The War After the War: 7 Revolutions Caused By World War One

Mike Wood - July 7, 2017

The War After the War: 7 Revolutions Caused By World War One
“To arms! to arms!” A poster from the Hungarian Soviet Republic, 1919. Wikipedia

7 – Hungary

“Everywhere counter-revolutionaries run about and swagger; beat them down! Beat their heads where you find them! If counter-revolutionaries were to gain the upper hand for even a single hour, there will be no mercy for any proletarian. Before they stifle the revolution, suffocate them in their own blood!”
Tibor Szamuely, writing in “Red News”, a communist newspaper.

We have spoken of the fall of the German Empire, the overthrow of the Tsar, the breaking of British colonialism and the dissipation of the Ottoman Empire, but as yet not of the collapse of Austria Hungary. The dual monarchy in central Europe was obliterated by the First World War, and the ramifications of its breakup are still being debated today.

Hungary, the secondary power in the nation, was hugely affected and – in the view of many Hungarians – has never recovered from its pre-war position. The years that followed the end of World War One have left an indelible mark on the Hungarian psyche, and the story of the revolution that occurred in the country is essential to any understanding of it.

The nuts and bolts of the Hungarian Revolution of 1918-1920 are not that dissimilar to those that took place in other parts of central and eastern Europe at the same time and in fact took in elements of all the revolution mentioned above. Several republics were declared and independence proclaiming, a putative soviet was created in the image of Lenin and the Bolsheviks, a right-wing backlash came and crushed the social revolutionaries and a whole host of wars broke out with neighbouring countries.

What makes this period so vital in the history of Hungary is the Treaty of Trianon, which was signed in the midst of all this strife. The succession of events that brought Hungary to Trianon was rapid: from the defeat of the Austro-Hungarian Empire and the dissolution of Austria-Hungary on October 31 1918 to the signing of the treaty that essentially destroyed the previous borders of Hungary was just 20 months. In that time, there were three Hungarian republics, a catastrophic war with Romania and two terrors, one each from both the left and the right.

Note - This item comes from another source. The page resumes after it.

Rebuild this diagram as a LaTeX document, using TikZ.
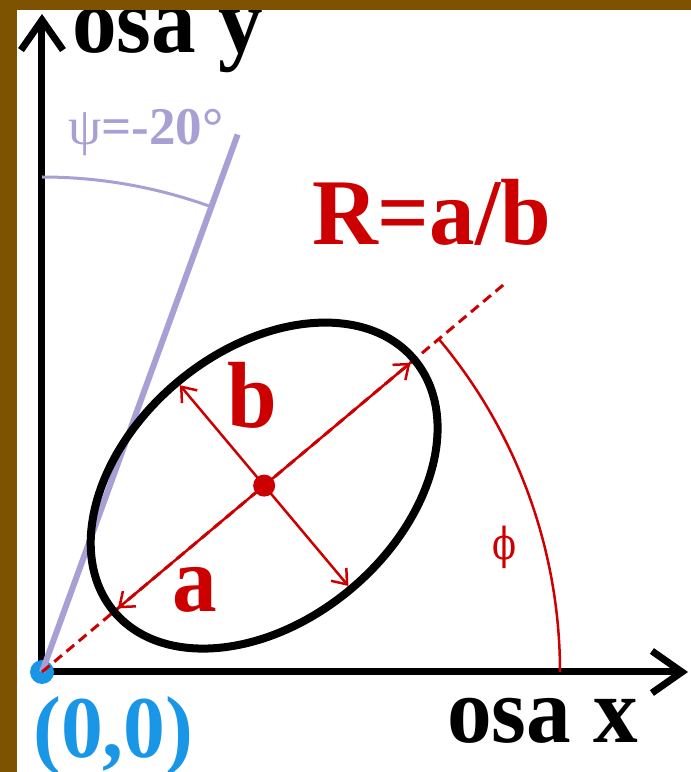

When Austria-Hungary dissolved, the Hungarian People’s Republic was proclaimed by Mihaly Karolyli, a nobleman with airs towards social democracy and liberalism. His republic lasted just six months before it was decided not to be quite liberal and socialist enough and the Hungarian Soviet Republic was created. Bear in mind that when the Hungarian Communist Party was created in a Moscow hotel on November 4 1918, the Karolyi government had existed for 3 days – within 6 months, the Communists were in power.

They started with the usual purging of political opponents – Hungary’s Red Terror – and subsequently began expanding Hungary towards its pre-war borders. Unsurprisingly, the other nations that had once shared Austria-Hungary and now neighboured the Soviet Republic didn’t take kindly to this expansion, and the largest, Romania, invaded. They pushed all the way back to Budapest before the Soviet fell in August 1919.

The Romanians backed a coup from the head of the Hungarian Army, Miklos Horthy and Istvan Friedrich, a right wing group made up of ex-soldiers. They began the second terror, the White Terror, targeting anyone who had been involved with the previous two republics as well as Jews and intellectuals. Around 5000 people are thought to have been killed before the monarchy was restored in early 1920.

The new, old government would be the one in Versailles when the final peace treaties were signed. The one pertaining to Hungary, signed in the Grand Trianon Palace and named thereafter, was devastating to Hungarians. Their army was to be limited, the navy ceased to exist at all.

Hungary, which had once stretched from Istria on the Adriatic to the west and Translyvania to the east, from Belgrade in the south to the Tatras mountains in the north, was now just 28% of what it has once been. Those borders, forged in the fire of the First World War and crystallized in the Treaty of Trianon, are still the borders of Hungary today.